The writer and star, Richard Dormer, perfectly captures the flamboyant womaniser in his 65-minute one-man show, for which he was named Best Actor at the Edinburgh Festival this summer, pipping 1,500 other shows. Dormer - whose theatre credits include the title role in Billy Budd, also at the Crucible, Beautiful Thing in the West End and Una Pooka at the Tricycle - also won a BBC playwriting award.

Dormer struts around the set - a rectangle on an angle, lit-up like the edge of a pool table - while using his snooker cue like a weapon. The debris of his life is represented by suitcases full of beer cans, children's toys and money.

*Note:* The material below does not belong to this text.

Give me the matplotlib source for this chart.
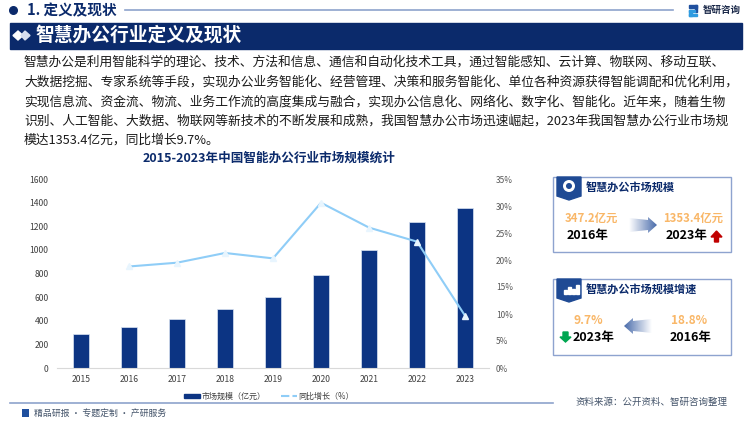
import numpy as np
import matplotlib
matplotlib.use("Agg")
import matplotlib.pyplot as plt
from matplotlib.lines import Line2D
from matplotlib.patches import Patch, Polygon, Rectangle, Circle

plt.rcParams['font.family'] = ['Noto Sans CJK SC', 'DejaVu Sans']

years = ["2015", "2016", "2017", "2018", "2019", "2020", "2021", "2022", "2023"]
market_size = [292, 347, 415, 500, 605, 790, 1000, 1235, 1353.4]
growth = [np.nan, 18.8, 19.5, 21.3, 20.3, 30.6, 26.0, 23.4, 9.7]
left_ticks = [0, 200, 400, 600, 800, 1000, 1200, 1400, 1600]
right_ticks = [0, 5, 10, 15, 20, 25, 30, 35]

body_lines = [
    "智慧办公是利用智能科学的理论、技术、方法和信息、通信和自动化技术工具，通过智能感知、云计算、物联网、移动互联、",
    "大数据挖掘、专家系统等手段，实现办公业务智能化、经营管理、决策和服务智能化、单位各种资源获得智能调配和优化利用，",
    "实现信息流、资金流、物流、业务工作流的高度集成与融合，实现办公信息化、网络化、数字化、智能化。近年来，随着生物",
    "识别、人工智能、大数据、物联网等新技术的不断发展和成熟，我国智慧办公市场迅速崛起，2023年我国智慧办公行业市场规",
    "模达1353.4亿元，同比增长9.7%。",
]
body_y = [62, 82, 102, 121, 140]

NAVY = "#0b2a6b"
BAR = "#0c3483"
LINE = "#8fcdf7"
FRAME = "#8ea3cf"
ORANGE = "#f9b768"

fig = plt.figure(figsize=(7.5, 4.21), dpi=100)

# page overlay in pixel coordinates
bg = fig.add_axes([0, 0, 1, 1])
bg.set_xlim(0, 750)
bg.set_ylim(421, 0)
bg.axis("off")

# header
bg.add_patch(Circle((13.5, 10.5), 3.8, color=NAVY))
bg.text(27, 10.5, "1. 定义及现状", fontsize=10.5, color=NAVY, weight="bold", va="center")
bg.plot([125, 673], [10, 10], color="#8ea3cc", lw=1.2)
bg.add_patch(Rectangle((10, 23), 732, 26, color=NAVY))
bg.add_patch(Polygon([(13, 35.5), (18, 31), (23, 35.5), (18, 40)], color="white"))
bg.add_patch(Polygon([(21, 35.5), (25, 31), (30, 35.5), (25, 40)], color="#d8dfee"))
bg.text(35, 35.5, "智慧办公行业定义及现状", fontsize=13.5, color="white", weight="bold", va="center")

# logo
bg.add_patch(Rectangle((689, 5), 8, 2.5, color="#1f4f9e"))
bg.add_patch(Rectangle((694.5, 5), 2.5, 7, color="#1f4f9e"))
bg.add_patch(Rectangle((689, 10), 6, 2.2, color="#2f9be0"))
bg.add_patch(Rectangle((689, 10), 2.5, 6, color="#2f9be0"))
bg.add_patch(Rectangle((689, 13.5), 8, 2.5, color="#2f9be0"))
bg.text(703, 10, "智研咨询", fontsize=6.8, color="#1c2a4a", weight="bold", va="center")

# body text
for y, line in zip(body_y, body_lines):
    bg.text(24, y, line, fontsize=9.2, color="#1a1a1a", va="center")

bg.text(269, 158, "2015-2023年中国智能办公行业市场规模统计", fontsize=9.05, color=NAVY,
        weight="bold", ha="center", va="center")


def grad_arrow(x0, x1, yc, flip=False):
    # arrow with a fade towards the tail
    xs = [x0, x1 - 9, x1 - 9, x1, x1 - 9, x1 - 9, x0]
    ys = [yc - 7, yc - 5, yc - 8, yc, yc + 8, yc + 5, yc + 7]
    grad = np.linspace(0, 1, 64).reshape(1, -1)
    if flip:
        xs = [x0 + x1 - v for v in xs]
        grad = grad[:, ::-1]
    cmap = matplotlib.colors.LinearSegmentedColormap.from_list("fade", ["#ffffff", "#4a6cab"])
    im = bg.imshow(grad, extent=(x0, x1, yc + 9, yc - 9), cmap=cmap, aspect="auto", zorder=3)
    im.set_clip_path(Polygon(list(zip(xs, ys)), transform=bg.transData))
    bg.set_xlim(0, 750)
    bg.set_ylim(421, 0)


def panel(y0, y1, title):
    bg.add_patch(Rectangle((553, y0), 178, y1 - y0, fc="white", ec=FRAME, lw=1.0))
    bg.add_patch(Polygon([(557, y0), (581, y0), (581, y0 + 19), (569, y0 + 23), (557, y0 + 19)],
                         color="#1f4a94", zorder=3))
    bg.text(586, y0 + 11, title, fontsize=8.0, color=NAVY, weight="bold", va="center")


# scale panel
panel(177, 252, "智慧办公市场规模")
bg.add_patch(Circle((569, 186), 6, fc="white", ec="none", zorder=4))
bg.add_patch(Circle((569, 186), 3, fc="#1f4a94", ec="none", zorder=5))
bg.text(591, 219, "347.2亿元", fontsize=8.2, color=ORANGE, weight="bold", ha="center", va="center")
bg.text(588, 236, "2016年", fontsize=9.0, color="black", weight="bold", ha="center", va="center")
bg.text(693, 219, "1353.4亿元", fontsize=8.2, color=ORANGE, weight="bold", ha="center", va="center")
bg.text(687, 236, "2023年", fontsize=9.0, color="black", weight="bold", ha="center", va="center")
grad_arrow(629, 657, 225)
bg.add_patch(Polygon([(714.5, 242), (714.5, 237), (711, 237), (716.5, 231), (722, 237), (718.5, 237), (718.5, 242)],
                     color="#c00000"))

# growth panel
panel(279, 355, "智慧办公市场规模增速")
for x, h in [(564, 4), (568, 7), (572, 5), (576, 9)]:
    bg.add_patch(Rectangle((x, 294 - h), 2.5, h, color="white", zorder=4))
bg.text(588, 321, "9.7%", fontsize=8.6, color=ORANGE, weight="bold", ha="center", va="center")
bg.text(593.5, 338, "2023年", fontsize=9.0, color="black", weight="bold", ha="center", va="center")
bg.text(689, 321, "18.8%", fontsize=8.6, color=ORANGE, weight="bold", ha="center", va="center")
bg.text(691, 338, "2016年", fontsize=9.0, color="black", weight="bold", ha="center", va="center")
grad_arrow(624, 652, 326, flip=True)
bg.add_patch(Polygon([(563, 332), (568, 332), (568, 337), (571, 337), (565.5, 342), (560, 337), (563, 337)],
                     color="#00a651"))

# footer
bg.plot([10, 553], [403, 403], color="#8ea3cc", lw=1.2)
bg.add_patch(Rectangle((22, 409), 7, 8, fc="#1f4f9e", ec="none"))
bg.text(34, 413.5, "精品研报 · 专题定制 · 产研服务", fontsize=6.4, color="#44546a", va="center")
bg.text(575, 402, "资料来源：公开资料、智研咨询整理", fontsize=6.8, color="#44546a", va="center")

# chart
ax = fig.add_axes([57 / 750, 1 - 368 / 421, 432 / 750, 189 / 421])
x = np.arange(len(years))
ax.bar(x, market_size, width=0.33, color=BAR, edgecolor="#dbe4f3", linewidth=0.5)
ax.set_xlim(-0.5, 8.5)
ax.set_ylim(0, 1600)
ax.set_xticks(x, years)
ax.set_yticks(left_ticks)
ax.tick_params(length=0, labelsize=6.2, labelcolor="#404040", pad=5)
ax.patch.set_alpha(0)
for s in ["top", "right", "left"]:
    ax.spines[s].set_visible(False)
ax.spines["bottom"].set_color("#d9d9d9")
ax.spines["bottom"].set_linewidth(0.8)
ax.tick_params(axis="y", pad=6)

ax2 = ax.twinx()
ax2.plot(x, growth, color=LINE, lw=1.5, marker="^", ms=4.5, mfc="#e8f5fe", mec="#e8f5fe")
ax2.set_ylim(0, 35)
ax2.set_yticks(right_ticks, [f"{v}%" for v in right_ticks])
ax2.tick_params(length=0, labelsize=6.0, labelcolor="#595959", pad=5)
for s in ax2.spines.values():
    s.set_visible(False)

handles = [Patch(color=BAR), Line2D([], [], color=LINE, lw=1.5, ls=(0, (4, 1.5)))]
fig.legend(handles, ["市场规模（亿元）", "同比增长（%）"], loc="center", bbox_to_anchor=(269 / 750, 1 - 396.5 / 421),
           ncol=2, frameon=False, fontsize=5.8, labelcolor="#404040", handlelength=2.0, handleheight=0.5,
           handletextpad=0.1, columnspacing=2.0)

fig.savefig("out.png", dpi=100)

The piece is choreographed by Dormer's wife, the director Rachel O'Riordan. Trained at the Royal Ballet School, she understood the grace needed for the part. "Just watching Alex Higgins play snooker was a theatrical performance," says Dormer. "He saw the game as a gladiatorial sport, rather than pushing balls around the table with sticks. Gene Kelley was one of his heroes and he moved around the table with elegance. But he was also inspired by the machismo of Muhammad Ali."

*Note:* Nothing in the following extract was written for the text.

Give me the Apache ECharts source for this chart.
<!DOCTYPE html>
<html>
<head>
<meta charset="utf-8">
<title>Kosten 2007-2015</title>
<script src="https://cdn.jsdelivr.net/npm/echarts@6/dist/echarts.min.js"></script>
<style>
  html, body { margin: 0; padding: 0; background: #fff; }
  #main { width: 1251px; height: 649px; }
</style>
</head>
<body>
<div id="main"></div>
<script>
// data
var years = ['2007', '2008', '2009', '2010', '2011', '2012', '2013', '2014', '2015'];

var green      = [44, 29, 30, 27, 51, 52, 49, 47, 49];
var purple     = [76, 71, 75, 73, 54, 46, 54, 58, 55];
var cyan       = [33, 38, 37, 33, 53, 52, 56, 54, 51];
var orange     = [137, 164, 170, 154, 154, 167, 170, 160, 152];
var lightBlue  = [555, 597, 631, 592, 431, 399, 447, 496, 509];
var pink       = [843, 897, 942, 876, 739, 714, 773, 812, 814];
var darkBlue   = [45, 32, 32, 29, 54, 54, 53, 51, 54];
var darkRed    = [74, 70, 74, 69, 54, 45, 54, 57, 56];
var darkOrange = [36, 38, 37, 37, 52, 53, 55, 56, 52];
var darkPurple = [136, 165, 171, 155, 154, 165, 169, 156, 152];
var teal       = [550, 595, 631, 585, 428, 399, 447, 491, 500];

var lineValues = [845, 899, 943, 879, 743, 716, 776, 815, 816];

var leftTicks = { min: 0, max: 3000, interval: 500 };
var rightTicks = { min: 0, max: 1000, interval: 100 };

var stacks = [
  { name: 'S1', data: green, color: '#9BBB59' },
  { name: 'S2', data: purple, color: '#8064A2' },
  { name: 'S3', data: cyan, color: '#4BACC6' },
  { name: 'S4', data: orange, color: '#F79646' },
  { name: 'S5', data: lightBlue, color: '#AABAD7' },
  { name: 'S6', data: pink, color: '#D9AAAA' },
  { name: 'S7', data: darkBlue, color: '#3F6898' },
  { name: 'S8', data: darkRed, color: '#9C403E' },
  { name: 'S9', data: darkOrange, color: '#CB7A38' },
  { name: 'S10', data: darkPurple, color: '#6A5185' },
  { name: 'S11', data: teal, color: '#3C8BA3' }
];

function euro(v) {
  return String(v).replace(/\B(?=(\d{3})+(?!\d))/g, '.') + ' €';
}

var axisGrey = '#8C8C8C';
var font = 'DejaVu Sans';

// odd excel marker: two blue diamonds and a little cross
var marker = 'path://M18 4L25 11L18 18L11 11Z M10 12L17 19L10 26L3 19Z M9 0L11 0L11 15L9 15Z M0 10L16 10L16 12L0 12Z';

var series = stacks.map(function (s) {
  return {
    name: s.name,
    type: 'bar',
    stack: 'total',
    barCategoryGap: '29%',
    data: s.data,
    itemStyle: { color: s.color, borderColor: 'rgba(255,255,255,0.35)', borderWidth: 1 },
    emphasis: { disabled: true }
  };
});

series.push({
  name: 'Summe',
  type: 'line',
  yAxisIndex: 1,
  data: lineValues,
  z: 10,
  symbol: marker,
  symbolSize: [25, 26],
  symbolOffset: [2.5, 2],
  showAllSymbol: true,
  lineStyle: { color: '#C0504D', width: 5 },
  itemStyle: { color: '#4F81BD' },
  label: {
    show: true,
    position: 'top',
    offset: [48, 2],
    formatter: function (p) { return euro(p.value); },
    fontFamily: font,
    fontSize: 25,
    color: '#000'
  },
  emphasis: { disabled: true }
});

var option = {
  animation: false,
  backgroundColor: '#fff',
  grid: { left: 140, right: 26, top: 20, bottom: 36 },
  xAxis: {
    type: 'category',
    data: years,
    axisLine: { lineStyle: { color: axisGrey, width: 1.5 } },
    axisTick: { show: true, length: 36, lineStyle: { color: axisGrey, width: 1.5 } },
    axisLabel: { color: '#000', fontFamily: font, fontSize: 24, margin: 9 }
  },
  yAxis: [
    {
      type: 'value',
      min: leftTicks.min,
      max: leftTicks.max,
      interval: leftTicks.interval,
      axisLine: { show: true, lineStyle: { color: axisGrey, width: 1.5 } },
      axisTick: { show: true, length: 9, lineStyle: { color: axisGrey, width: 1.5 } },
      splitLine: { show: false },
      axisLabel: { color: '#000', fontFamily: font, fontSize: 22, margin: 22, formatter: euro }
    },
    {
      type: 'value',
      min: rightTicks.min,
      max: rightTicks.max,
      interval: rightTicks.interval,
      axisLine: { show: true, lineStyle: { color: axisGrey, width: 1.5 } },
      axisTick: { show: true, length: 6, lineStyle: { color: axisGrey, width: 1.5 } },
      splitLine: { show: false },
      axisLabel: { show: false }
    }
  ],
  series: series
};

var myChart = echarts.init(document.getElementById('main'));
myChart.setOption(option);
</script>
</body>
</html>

Dormer wrote the play before he met Alex Higgins, who came to watch the rehearsals when it first opened at The Crucible, in Sheffield. "It was ironic that it was here at the Crucible," says Domer, "as it was the scene of Higgins's greatest triumph." In 1982, Higgins won the world title and, in a famous sporting moment, cried his eyes out.

"At one point, when Higgins first heard about the play, he threatened legal action," says Dormer. "But once he saw that it wasn't a character assassination, but a celebration of his life, he was happy."

But Dormer and Higgins first met, coincidentally, in a bar of a train station in Dublin. "I was just about to board a train and I was telling my friend that I was thinking about writing a play about Alex Higgins. He said, "look to the left", and there he was with a pint of Guinness. I was wearing an orange, pigskin-leather retro jacket that he insisted he wanted to swap for his jacket, but I didn't give it to him. It was at that moment, when I sensed the danger in him, that I knew I had to write it."

Dormer, who wears a red silk shirt that becomes progress-ively wetter with perspiration during the performance, adds: "It is incredibly physical. By the end, I do look 20 years older, but that helps. It gets very punishing, but Alex's life has been like this, and I have to represent it."